Tenemos por delante un trimestre en el que se hablará mucho del número de víctimas y agresores, las interpretaciones de qué significan esas cifras y la construcción de un relato sobre lo sucedido.
Si uno compara las investigaciones similares que ha habido en otros países, puede observar con facilidad cómo muchos indicadores se repiten con frecuencia. Por ejemplo, la edad y el sexo de las víctimas o la condición de los agresores (ya sean sacerdotes, religiosos o laicos que trabajaban para la Iglesia).
En algunas de estas investigaciones no se ha facilitado el tanto por ciento de sacerdotes o religiosos abusadores, algo que resulta fundamental para valorar el alcance de la tragedia. Evidentemente no es lo mismo que el número de sacerdotes abusadores sea del 1%, del 4% o del 8%. Este dato es esencial para dar un contexto mínimo a las cifras, pues no es lo mismo 2000 casos de abusos en Estados Unidos que en Bélgica, un país con muchos menos sacerdotes y fieles católicos.
Hay dos aspectos que ninguna de las investigaciones llevadas a cabo en otros países ha analizado en su informe y me parece que son especialmente interesantes.
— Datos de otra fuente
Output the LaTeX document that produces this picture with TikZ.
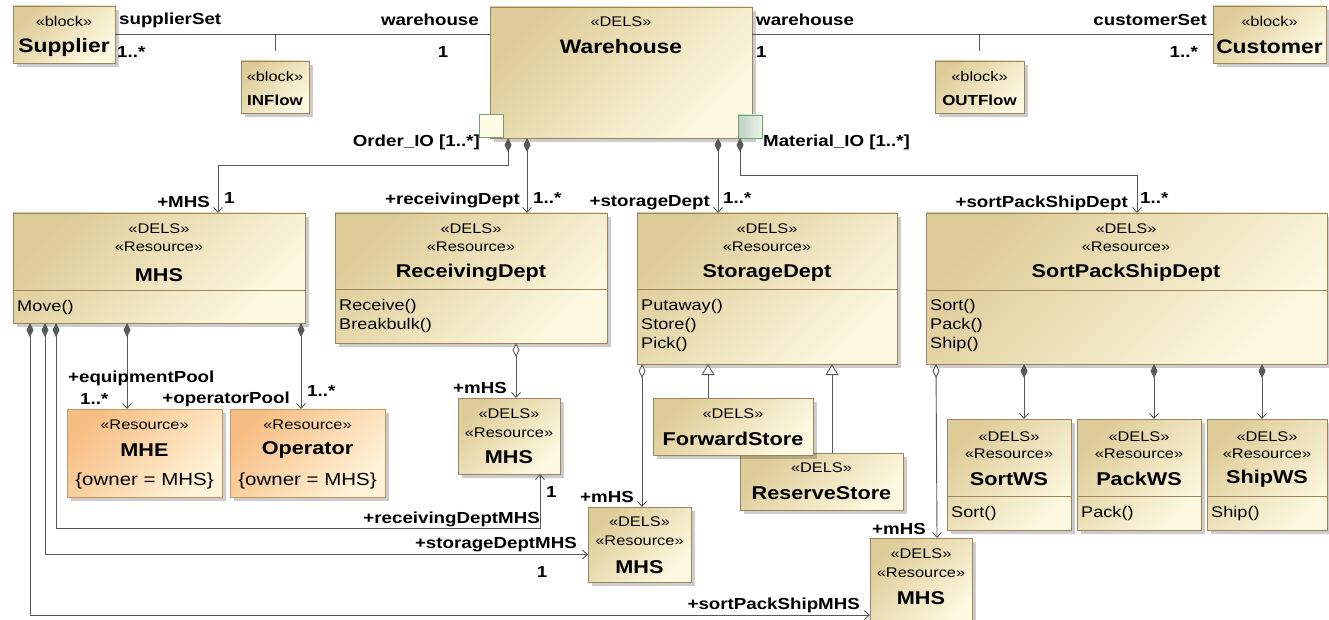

La primera de ellas tiene que ver con hacer una sencilla clasificación de los casos en función de la veracidad que suscitan. Podría indicarse qué casos se consideran ciertos con seguridad, por ejemplo porque ha habido una sentencia condenatoria civil o canónica; después se añadirían los casos que se consideran probables, por ejemplo porque se han recibido varias denuncias; un tercer grupo lo formarían los casos posibles, por ejemplo porque solo se ha recibido una denuncia; por último, estarían las denuncias recibidas que se consideran poco creíbles.
El otro asunto que sería muy ilustrativo para poder comparar lo sucedido entre unos países y otros, tiene que ver con el modo de clasificar este tipo de delitos en el ámbito civil y criminológico. Las estadísticas que se realizan para clasificar los delitos sexuales distinguen cuatro grados principales: comentarios sexuales; visualización de contenido erótico; tocamientos; y, por último, violaciones. Evidentemente cualquiera de estos comportamientos es suficientemente grave como para que la Iglesia se tome muy en serio corregirlo, pero es importante señalar que si no se matiza la diferencia entre una palmada en el culo y una violación se pierden matices muy importantes.
Estas aportaciones a los estudios sobre abusos en nada minimizan la gravedad de lo acaecido en la Iglesia y el grave deber moral de ayudar a las víctimas, pero ayudarían a tener un mapa más preciso y facilitarían cuantificar qué tipo de delitos aumentan o disminuyen en los próximos años.